Australia announces first national firearms amnesty since 1996

Australia's Minister for Justice, Michael Keenan of the Liberal Party, is encouraging those with heirlooms guns they are looking to get rid of to bring them in to police (Photo: Parliament of Australia)

Australia’s Minister for Justice, Michael Keenan of the Liberal Party, is encouraging those with heirloom guns they are looking to get rid of to bring them in to police (Photo: Parliament of Australia)

Justice Minister Michael Keenan announced plans on Friday to allow those with illegal or unregistered guns to turn them in without compensation.

The three-month National Firearms Amnesty will begin on July 1 to remove unwanted firearms from the island continent with a population of around 24 million. While there have been several state and regional turn-in events, this will be the first nationwide period in over two decades.

“This is as much about giving a family a chance to get rid of an old heirloom as it is about getting rid of guns off our streets,” said Keenan.

Australia held a nationwide gun buyback in 1996 following a mass killing known as the Port Arthur massacre, where a gunman murdered 35 people and injured 24. The measure led to severe restrictions on firearms including an outright ban on most semi-automatic and pump-action rifles and shotguns. During the enactment of the law, the government bought back nearly 700,000 guns at a cost of $500 million.

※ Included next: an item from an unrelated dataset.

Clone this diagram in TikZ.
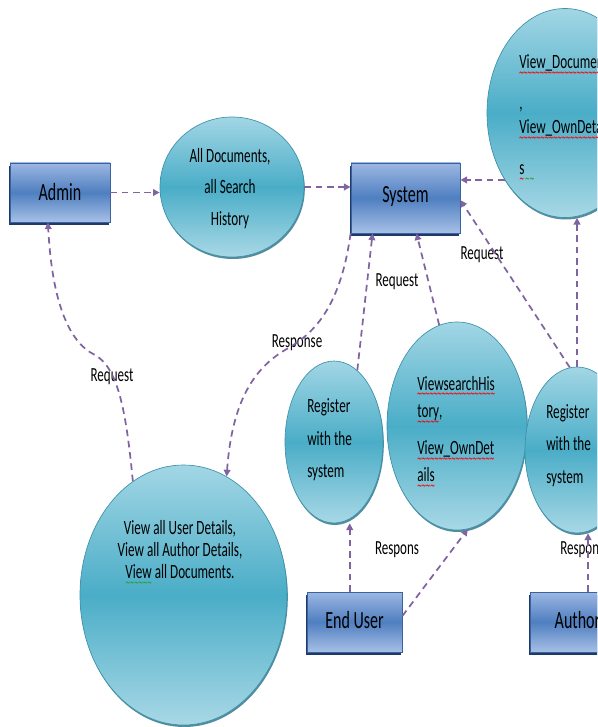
\documentclass[tikz,border=0pt]{standalone}
\usepackage{graphicx}
\usepackage{fontspec}
\setmainfont{Carlito}[FakeStretch=0.65]
\newfontfamily\wavefont{DejaVu Sans}[Scale=0.7]
\usetikzlibrary{shapes.geometric,arrows.meta,shadows,calc}
\definecolor{flowc}{HTML}{8064A2}
\definecolor{boxtop}{HTML}{9CB7E2}
\definecolor{boxmid}{HTML}{4F7FC0}
\definecolor{boxbot}{HTML}{A7C0E6}
\definecolor{boxline}{HTML}{3A62A0}
\definecolor{boxshadow}{HTML}{1F3A66}
\definecolor{circtop}{HTML}{A2D6E5}
\definecolor{circmid}{HTML}{4AADC7}
\definecolor{circbot}{HTML}{A8D8E6}
\definecolor{circline}{HTML}{3C92AA}
\definecolor{circshadow}{HTML}{2A6F84}
\definecolor{wavegreen}{HTML}{2E9E2E}
\newcommand\wavy[2]{\setbox0\hbox{#2}\rlap{\smash{\raisebox{-6.5pt}{\color{#1}\wavefont\hbox to \wd0{\xleaders\hbox{\kern-0.35pt\scalebox{0.42}[1]{∼}\kern-0.35pt}\hfil}}}}\box0\relax}
\newcommand\rwave[1]{\wavy{red}{#1}}
\newcommand\gwave[1]{\wavy{wavegreen}{#1}}
\begin{document}
\begin{tikzpicture}[x=0.75pt,y=-0.75pt,
  boxnode/.style={rectangle, draw=boxline, line width=0.6pt,
    top color=boxtop, bottom color=boxbot, middle color=boxmid,
    font=\fontsize{18.5}{22}\selectfont, inner sep=0pt,
    drop shadow={shadow xshift=-0.6pt, shadow yshift=-2.6pt, fill=boxshadow, opacity=1}},
  procnode/.style={ellipse, draw=circline, line width=0.5pt,
    top color=circtop, bottom color=circbot, middle color=circmid, inner sep=0pt,
    drop shadow={shadow xshift=0.6pt, shadow yshift=-1.5pt, fill=circshadow, opacity=0.8}},
  ctext/.style={inner sep=0pt, text=black},
  lab/.style={inner sep=0pt, font=\fontsize{15}{18}\selectfont, text=black},
  flow/.style={draw=flowc, line width=1.3pt, dash pattern=on 5pt off 3.5pt,
    -{Triangle[length=5pt,width=5pt]}}
]
\path[use as bounding box] (0,0) rectangle (597,727);
\clip (0,0) rectangle (597,727);

% boxes
\node[boxnode, minimum width=75pt, minimum height=44.25pt] (admin) at (60,192.5) {\raisebox{1.5pt}{Admin}};
\node[boxnode, minimum width=81.75pt, minimum height=52.5pt] (sys) at (405.5,198) {\raisebox{5pt}{System}};
\node[boxnode, minimum width=71.25pt, minimum height=45pt] (eu) at (354.5,622) {\raisebox{3.5pt}{End User}};
\node[boxnode, minimum width=71.25pt, minimum height=45pt] (author) at (577.5,622) {\raisebox{3.5pt}{Author}};

% processes
\node[procnode, minimum width=108pt, minimum height=105pt] (C1) at (232,187) {};
\node[procnode, minimum width=117pt, minimum height=156.75pt] (C2) at (565,113) {};
\node[procnode, minimum width=73.5pt, minimum height=121.5pt] (C3) at (334,442) {};
\node[procnode, minimum width=105pt, minimum height=156pt] (C4) at (457,426) {};
\node[procnode, minimum width=78pt, minimum height=124.5pt] (C5) at (577,450) {};
\node[procnode, minimum width=155.25pt, minimum height=195pt] (C6) at (183.5,595) {};

% process texts
\node[ctext, align=center, font=\fontsize{15.2}{23.6}\selectfont] (t1) at (230,188.5)
  {All Documents,\\ all Search\\ History};
\node[ctext, anchor=west, align=left, font=\fontsize{15.2}{18}\selectfont] (t2) at (519,115)
  {\rwave{View\_Documents}\\[12.75pt] ,\\ \rwave{View\_OwnDetail}\\[12.75pt] \rwave{s}\gwave{\hbox to 8pt{\hfil}}};
\node[ctext, anchor=west, align=left, font=\fontsize{15.2}{24.4}\selectfont] (t3) at (307,440)
  {Register\\ with the\\ system};
\node[ctext, anchor=west, align=left, font=\fontsize{15.2}{20.6}\selectfont] (t4) at (417,429)
  {\rwave{ViewsearchHis}\\ \rwave{tory}\gwave{,}\\[7pt] \rwave{View\_OwnDet}\\ \rwave{ails}};
\node[ctext, anchor=west, align=left, font=\fontsize{15.2}{24.4}\selectfont] (t5) at (546,445.5)
  {Register\\ with the\\ system};
\node[ctext, align=center, font=\fontsize{15.2}{16.5}\selectfont] (t6) at (180,550)
  {View all User Details,\\ View all Author Details,\\ \gwave{View} all Documents.};

% labels
\node[lab] (l1) at (112,377) {Request};
\node[lab] (l2) at (297,343) {Response};
\node[lab] (l3) at (397,282) {Request};
\node[lab] (l4) at (482,255) {Request};
\node[lab] (l5) at (397,550) {Respons};
\node[lab, anchor=west] (l6) at (560,550) {Respons};

% helper coordinates on box borders
\coordinate (sysR1) at ($(sys.north east)!0.24!(sys.south east)$);
\coordinate (sysR2) at ($(sys.north east)!0.53!(sys.south east)$);
\coordinate (sysB1) at ($(sys.south west)!0.2!(sys.south east)$);
\coordinate (sysB2) at ($(sys.south west)!0.6!(sys.south east)$);
\coordinate (admB) at ($(admin.south west)!0.38!(admin.south east)$);
\coordinate (euA) at ($(eu.north west)!0.45!(eu.north east)$);
\coordinate (euB) at ($(eu.north east)!0.4!(eu.south east)$);
\coordinate (auA) at ($(author.north west)!0.61!(author.north east)$);

% connectors
\draw[flow] (admin.east) -- (admin.east -| C1.west);
\draw[flow] (C1.east) -- (C1.east -| sys.west);
\draw[flow] (C2.228) -- (C2.228 -| sysR1);
\draw[flow] (C5.north) -- (C5.north |- C2.south);
\draw[flow] (C5.95) -- (sysR2);
\draw[flow] (C4.100) -- (sysB2);
\draw[flow] (C3.72) -- (sysB1);
\draw[flow] (sys.south west) .. controls (340,310) and (312,335) .. (285,350)
  .. controls (255,368) and (232,400) .. (C6.70);
\draw[flow] (C6.114) .. controls (126,410) and (118,368) .. (95,355)
  .. controls (68,342) and (52,300) .. (admB);
\draw[flow] (euA) -- (euA |- C3.south);
\draw[flow] (euB) -- (C4.-84);
\draw[flow] (auA) -- (auA |- C5.south);
\end{tikzpicture}
\end{document}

The effect of the buyback is subject to debate. While conflicting studies have argued violent crime statistics have gone up while others hold they have dropped in the past 20 years, Melbourne – Australia’s second largest city – has seen 100 shootings since 2015. In the past decade, firearms offenses have more than doubled from 2,308 to 4,947.

According to a 2016 report by the Australian Criminal Intelligence Commission, there were 2.89 million legally registered firearms in the country in the hands of 816,000 license holders. Meanwhile, the illicit market is believed to contain somewhere between 300,000 and 600,000 unregistered guns, many trafficked by organized crime groups, including outlaw motorcycle gangs.

The availability of firearms to criminals has been a talking point in the country in recent weeks following a terror attack known as the Brighton Siege last month where a 29-year-old Somali-born Australian on parole killed a hostage before dying in a shootout with police. The shotgun used in the incident, for which terror group ISIS has claimed responsibility, was illegally obtained.

“Sadly, as recent events have shown us, just one gun in the wrong hands can be deadly. I encourage Australians to take this opportunity to help remove unregistered firearms from the community,” said Keenan.

Australians found with an unregistered firearm outside of an amnesty period risk a fine of as much as about $213,000 U.S. and 14 years in jail.

Firearms turned in during the amnesty, which will end Sept. 30, will be slated for destruction at no cost to those surrendering them.